Saudi leaders have in the past tended not to engage in public with the kingdom’s detractors, but in a remarkably candid interview with Fox News in September – his first in English – the crown prince confronted his critics head-on. He conceded that Khashoggi’s death ‘was a mistake, painful’. He said he was ‘reforming the security system to be sure these kinds of mistakes do not happen again’. He has denied US suggestions that he personally ordered the hit. He went on to say he is reforming the country’s outdated laws, including those covering criticism of the regime. ‘Do we have bad laws? Yes. Are we changing that?
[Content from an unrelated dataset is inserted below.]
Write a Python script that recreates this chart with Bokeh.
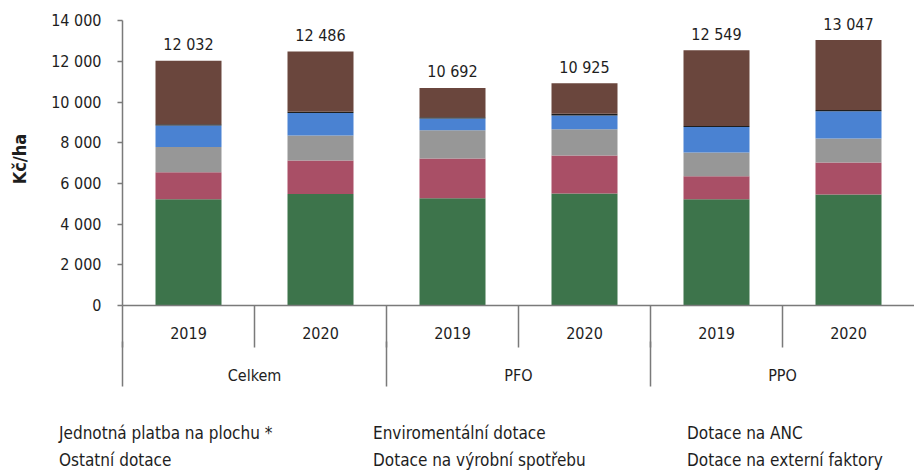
from bokeh.plotting import figure
from bokeh.models import (Range1d, LinearAxis, FixedTicker, Legend, LegendItem, ColumnDataSource,
                          CDSView, IndexFilter)
from bokeh.layouts import column
from bokeh.core.properties import value
from bokeh.embed import file_html
from bokeh.resources import INLINE

# ---- data ----
groups = ["Celkem", "PFO", "PPO"]
years = ["2019", "2020"]
jednotna = [5216, 5475, 5265, 5510, 5216, 5461]
enviro = [1338, 1652, 1960, 1863, 1142, 1568]
anc = [1240, 1226, 1388, 1289, 1161, 1177]
vyrobni = [1049, 1108, 573, 671, 1256, 1338]
externi = [60, 60, 70, 90, 50, 60]
ostatni = [3129, 2965, 1436, 1502, 3724, 3443]
y_ticks = [0, 2000, 4000, 6000, 8000, 10000, 12000, 14000]

series = ["jednotna", "enviro", "anc", "vyrobni", "externi", "ostatni"]
labels = ["Jednotná platba na plochu *", "Enviromentální dotace", "Dotace na ANC",
          "Dotace na výrobní spotřebu", "Dotace na externí faktory", "Ostatní dotace"]
colors = ["#3d744b", "#a94f66", "#979797", "#4a82d2", "#1e1e1e", "#6a463d"]

FONT = "DejaVu Sans Condensed"
TXT = "#1e1e1e"
AX = "#7a7a7a"

factors = [(g, y) for g in groups for y in years]
n = len(factors)
xpos = [i + 0.5 for i in range(n)]          # slot centres on the category axis
totals = [sum(v) for v in zip(jednotna, enviro, anc, vyrobni, externi, ostatni)]
total_labels = [f"{t:,}".replace(",", " ") for t in totals]

src = ColumnDataSource(dict(x=xpos, jednotna=jednotna, enviro=enviro, anc=anc,
                            vyrobni=vyrobni, externi=externi, ostatni=ostatni,
                            total=totals, total_label=total_labels))

p = figure(x_range=Range1d(0, n), y_range=Range1d(0, 14400), width=914, height=404,
           output_backend="svg", toolbar_location=None, x_axis_location=None,
           min_border_left=122, min_border_right=0, min_border_top=12, min_border_bottom=99)
p.outline_line_color = None
p.xgrid.visible = False
p.ygrid.visible = False
p.frame_align = False

rs = p.vbar_stack(series, x="x", width=0.5, source=src, color=colors, line_color=None)

p.text(x="x", y="total", text="total_label", source=src, text_align="center",
       text_baseline="alphabetic", y_offset=-16, text_font=value(FONT),
       text_font_size="16px", text_color=TXT)

# y axis
ya = p.yaxis[0]
ya.ticker = FixedTicker(ticks=y_ticks)
ya.major_label_overrides = {t: f"{t:,}".replace(",", " ") for t in y_ticks}
ya.bounds = (0, 14000)
ya.major_tick_out = 5
ya.major_tick_in = 0
ya.minor_tick_line_color = None
ya.axis_line_color = AX
ya.axis_line_width = 1.5
ya.major_tick_line_color = AX
ya.major_tick_line_width = 1.5
ya.major_label_standoff = 16
ya.major_label_text_font = FONT
ya.major_label_text_font_size = "16px"
ya.major_label_text_color = TXT
ya.axis_label = "Kč/ha"
ya.axis_label_text_font = FONT
ya.axis_label_text_font_style = "bold"
ya.axis_label_text_font_size = "18px"
ya.axis_label_text_color = TXT
ya.axis_label_standoff = 18

# two-level category axis: years (with slot separators) and groups (with group separators)
group_pos = [2 * i + 1.0 for i in range(len(groups))]
bounds_all = [float(i) for i in range(n)]
bounds_grp = [float(2 * i) for i in range(len(groups))]

axA = LinearAxis(ticker=FixedTicker(ticks=xpos, minor_ticks=bounds_all),
                 major_label_overrides={pos: factors[i][1] for i, pos in enumerate(xpos)},
                 major_tick_out=0, major_tick_in=0, minor_tick_out=42, minor_tick_in=0,
                 major_tick_line_color=None,
                 minor_tick_line_color=AX, minor_tick_line_width=1.5,
                 axis_line_color=AX, axis_line_width=1.5,
                 major_label_standoff=-21, major_label_text_font=FONT,
                 major_label_text_font_size="16px", major_label_text_color=TXT)
axB = LinearAxis(ticker=FixedTicker(ticks=group_pos, minor_ticks=bounds_grp),
                 major_label_overrides={pos: groups[i] for i, pos in enumerate(group_pos)},
                 major_tick_out=0, major_tick_in=0, minor_tick_out=45, minor_tick_in=0,
                 major_tick_line_color=None,
                 minor_tick_line_color=AX, minor_tick_line_width=1.5,
                 axis_line_color=None,
                 major_label_standoff=-21, major_label_text_font=FONT,
                 major_label_text_font_size="16px", major_label_text_color=TXT)
p.add_layout(axA, "below")
p.add_layout(axB, "below")

# legend strip below the chart: key glyphs share the series styling; a view with no
# selected rows keeps the strip itself empty
pl = figure(x_range=Range1d(0, n), y_range=Range1d(-2e6, -1e6), width=914, height=66,
            output_backend="svg", toolbar_location=None, x_axis_location=None,
            y_axis_location=None, min_border=0, outline_line_color=None)
pl.xgrid.visible = False
pl.ygrid.visible = False
pl.frame_align = False
rl = pl.vbar_stack(series, x="x", width=0.5, source=src, color=colors, line_color=None,
                   view=CDSView(filter=IndexFilter(indices=[])))

order = [0, 1, 2, 5, 3, 4]
legend = Legend(items=[LegendItem(label=labels[i], renderers=[rl[i]]) for i in order],
                ncols=3, orientation="horizontal", location=(43, 0),
                glyph_width=13, glyph_height=13, label_standoff=3, label_height=18,
                label_width=291, spacing=7, padding=0, margin=0,
                border_line_color=None, background_fill_alpha=0,
                label_text_font=FONT, label_text_font_size="17px", label_text_color=TXT)
pl.add_layout(legend, "center")

open("out.html", "w").write(file_html(column(p, pl, spacing=0), INLINE))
Yes,’ he said.

One law that has not been changed is the ban on alcohol, but many suspect it will gradually be lifted in tourist hotels. ‘Were there quite a few boozy parties on yachts just a few hundred yards offshore after the Formula One race in Jeddah earlier this year,’ one local hotelier asks rhetorically. ‘That is the first step.’

[See also: Introducing Spear’s Magazine: Issue 90]

As Saudi Arabia invests more in tourism and sports, the question is: is the crown prince ‘for real’? Those who work with him insist he will not row back on his social and economic vision.

‘He wants progress every day,’ says Jerry Inzerillo, who masterminds the $65 billion Diriyah Gate new city for 100,000 people. ‘He gives us everything but sleep.’ International observers praise his handling of the war in Gaza. ‘He has signalled his support for Palestinians as he must to send the right signals to “the Arab street” but has backed the US and other nations’ efforts to stop the conflict spreading,’ says one Washington-based political analyst.

Could Saudi Arabia combine economic reforms on the scale of China in the past three decades with the social reforms on the scale of post-apartheid South Africa? It is one of the biggest and most compelling questions of the next 30 years, and right now few would bet against MBS pulling it off.